◆ **THE TASK**:
Without including the pictures, copy out every line below.

◇ ◇ ◇

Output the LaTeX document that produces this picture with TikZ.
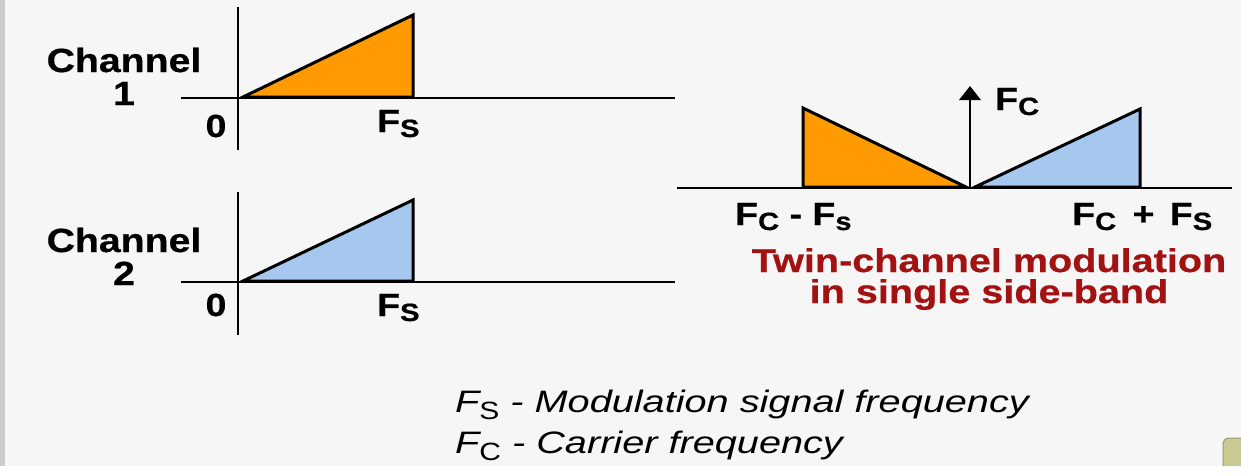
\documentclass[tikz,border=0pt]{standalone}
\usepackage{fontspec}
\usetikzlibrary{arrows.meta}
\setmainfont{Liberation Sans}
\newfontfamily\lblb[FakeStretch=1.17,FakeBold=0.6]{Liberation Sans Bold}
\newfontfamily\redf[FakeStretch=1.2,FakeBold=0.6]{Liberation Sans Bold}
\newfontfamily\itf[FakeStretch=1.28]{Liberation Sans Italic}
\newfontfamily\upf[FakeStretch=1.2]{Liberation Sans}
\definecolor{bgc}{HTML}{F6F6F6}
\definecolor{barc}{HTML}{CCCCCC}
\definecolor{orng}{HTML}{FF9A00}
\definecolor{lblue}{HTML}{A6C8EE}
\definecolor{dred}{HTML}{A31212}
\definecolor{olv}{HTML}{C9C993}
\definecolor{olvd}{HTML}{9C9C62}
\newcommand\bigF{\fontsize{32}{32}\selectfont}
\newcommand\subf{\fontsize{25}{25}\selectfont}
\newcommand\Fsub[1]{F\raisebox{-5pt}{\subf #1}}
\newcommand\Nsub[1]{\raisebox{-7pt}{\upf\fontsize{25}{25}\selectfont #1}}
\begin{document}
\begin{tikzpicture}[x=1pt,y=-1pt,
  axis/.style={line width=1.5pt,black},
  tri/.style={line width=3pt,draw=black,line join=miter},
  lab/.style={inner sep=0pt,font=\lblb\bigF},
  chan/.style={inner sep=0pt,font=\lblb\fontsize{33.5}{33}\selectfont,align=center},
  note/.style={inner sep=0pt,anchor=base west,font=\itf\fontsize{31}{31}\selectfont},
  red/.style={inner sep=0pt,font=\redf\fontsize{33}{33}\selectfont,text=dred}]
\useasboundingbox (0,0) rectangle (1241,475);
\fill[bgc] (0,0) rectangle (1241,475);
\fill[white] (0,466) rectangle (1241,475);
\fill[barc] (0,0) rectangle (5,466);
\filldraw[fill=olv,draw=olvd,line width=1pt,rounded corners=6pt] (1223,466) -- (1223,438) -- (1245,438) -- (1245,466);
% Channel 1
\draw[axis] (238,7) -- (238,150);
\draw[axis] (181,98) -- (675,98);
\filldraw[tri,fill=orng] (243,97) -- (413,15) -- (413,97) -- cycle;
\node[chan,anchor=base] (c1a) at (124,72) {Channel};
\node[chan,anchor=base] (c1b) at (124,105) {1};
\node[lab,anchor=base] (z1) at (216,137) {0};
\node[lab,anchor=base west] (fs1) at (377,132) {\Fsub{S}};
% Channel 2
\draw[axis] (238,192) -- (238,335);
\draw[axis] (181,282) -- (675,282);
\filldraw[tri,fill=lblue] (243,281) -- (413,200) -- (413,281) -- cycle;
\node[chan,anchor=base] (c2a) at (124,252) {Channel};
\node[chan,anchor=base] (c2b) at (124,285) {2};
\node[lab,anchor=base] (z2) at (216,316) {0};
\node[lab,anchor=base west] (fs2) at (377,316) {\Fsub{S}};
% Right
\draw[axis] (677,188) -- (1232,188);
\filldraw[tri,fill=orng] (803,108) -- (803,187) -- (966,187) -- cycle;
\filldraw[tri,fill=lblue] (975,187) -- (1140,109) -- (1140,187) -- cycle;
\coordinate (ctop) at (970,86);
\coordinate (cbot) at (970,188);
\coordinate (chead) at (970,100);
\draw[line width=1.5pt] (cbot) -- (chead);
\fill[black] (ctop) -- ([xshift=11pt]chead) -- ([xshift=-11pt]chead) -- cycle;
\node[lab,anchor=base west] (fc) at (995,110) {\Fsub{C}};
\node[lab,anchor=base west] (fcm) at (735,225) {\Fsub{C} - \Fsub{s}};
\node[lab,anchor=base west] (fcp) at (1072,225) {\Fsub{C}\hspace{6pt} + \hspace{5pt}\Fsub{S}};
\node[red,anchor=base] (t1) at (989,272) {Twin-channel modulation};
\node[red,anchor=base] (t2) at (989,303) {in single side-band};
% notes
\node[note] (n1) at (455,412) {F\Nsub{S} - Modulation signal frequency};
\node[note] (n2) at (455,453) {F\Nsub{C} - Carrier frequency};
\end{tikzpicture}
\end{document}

◇ ◇ ◇

◆ **SOLUTION BELOW**:
Output the LaTeX document that produces this picture with TikZ.
\documentclass[tikz,border=0pt]{standalone}
\usepackage{fontspec}
\usetikzlibrary{arrows.meta}
\setmainfont{Liberation Sans}
\newfontfamily\lblb[FakeStretch=1.17,FakeBold=0.6]{Liberation Sans Bold}
\newfontfamily\redf[FakeStretch=1.2,FakeBold=0.6]{Liberation Sans Bold}
\newfontfamily\itf[FakeStretch=1.28]{Liberation Sans Italic}
\newfontfamily\upf[FakeStretch=1.2]{Liberation Sans}
\definecolor{bgc}{HTML}{F6F6F6}
\definecolor{barc}{HTML}{CCCCCC}
\definecolor{orng}{HTML}{FF9A00}
\definecolor{lblue}{HTML}{A6C8EE}
\definecolor{dred}{HTML}{A31212}
\definecolor{olv}{HTML}{C9C993}
\definecolor{olvd}{HTML}{9C9C62}
\newcommand\bigF{\fontsize{32}{32}\selectfont}
\newcommand\subf{\fontsize{25}{25}\selectfont}
\newcommand\Fsub[1]{F\raisebox{-5pt}{\subf #1}}
\newcommand\Nsub[1]{\raisebox{-7pt}{\upf\fontsize{25}{25}\selectfont #1}}
\begin{document}
\begin{tikzpicture}[x=1pt,y=-1pt,
  axis/.style={line width=1.5pt,black},
  tri/.style={line width=3pt,draw=black,line join=miter},
  lab/.style={inner sep=0pt,font=\lblb\bigF},
  chan/.style={inner sep=0pt,font=\lblb\fontsize{33.5}{33}\selectfont,align=center},
  note/.style={inner sep=0pt,anchor=base west,font=\itf\fontsize{31}{31}\selectfont},
  red/.style={inner sep=0pt,font=\redf\fontsize{33}{33}\selectfont,text=dred}]
\useasboundingbox (0,0) rectangle (1241,475);
\fill[bgc] (0,0) rectangle (1241,475);
\fill[white] (0,466) rectangle (1241,475);
\fill[barc] (0,0) rectangle (5,466);
\filldraw[fill=olv,draw=olvd,line width=1pt,rounded corners=6pt] (1223,466) -- (1223,438) -- (1245,438) -- (1245,466);
% Channel 1
\draw[axis] (238,7) -- (238,150);
\draw[axis] (181,98) -- (675,98);
\filldraw[tri,fill=orng] (243,97) -- (413,15) -- (413,97) -- cycle;
\node[chan,anchor=base] (c1a) at (124,72) {Channel};
\node[chan,anchor=base] (c1b) at (124,105) {1};
\node[lab,anchor=base] (z1) at (216,137) {0};
\node[lab,anchor=base west] (fs1) at (377,132) {\Fsub{S}};
% Channel 2
\draw[axis] (238,192) -- (238,335);
\draw[axis] (181,282) -- (675,282);
\filldraw[tri,fill=lblue] (243,281) -- (413,200) -- (413,281) -- cycle;
\node[chan,anchor=base] (c2a) at (124,252) {Channel};
\node[chan,anchor=base] (c2b) at (124,285) {2};
\node[lab,anchor=base] (z2) at (216,316) {0};
\node[lab,anchor=base west] (fs2) at (377,316) {\Fsub{S}};
% Right
\draw[axis] (677,188) -- (1232,188);
\filldraw[tri,fill=orng] (803,108) -- (803,187) -- (966,187) -- cycle;
\filldraw[tri,fill=lblue] (975,187) -- (1140,109) -- (1140,187) -- cycle;
\coordinate (ctop) at (970,86);
\coordinate (cbot) at (970,188);
\coordinate (chead) at (970,100);
\draw[line width=1.5pt] (cbot) -- (chead);
\fill[black] (ctop) -- ([xshift=11pt]chead) -- ([xshift=-11pt]chead) -- cycle;
\node[lab,anchor=base west] (fc) at (995,110) {\Fsub{C}};
\node[lab,anchor=base west] (fcm) at (735,225) {\Fsub{C} - \Fsub{s}};
\node[lab,anchor=base west] (fcp) at (1072,225) {\Fsub{C}\hspace{6pt} + \hspace{5pt}\Fsub{S}};
\node[red,anchor=base] (t1) at (989,272) {Twin-channel modulation};
\node[red,anchor=base] (t2) at (989,303) {in single side-band};
% notes
\node[note] (n1) at (455,412) {F\Nsub{S} - Modulation signal frequency};
\node[note] (n2) at (455,453) {F\Nsub{C} - Carrier frequency};
\end{tikzpicture}
\end{document}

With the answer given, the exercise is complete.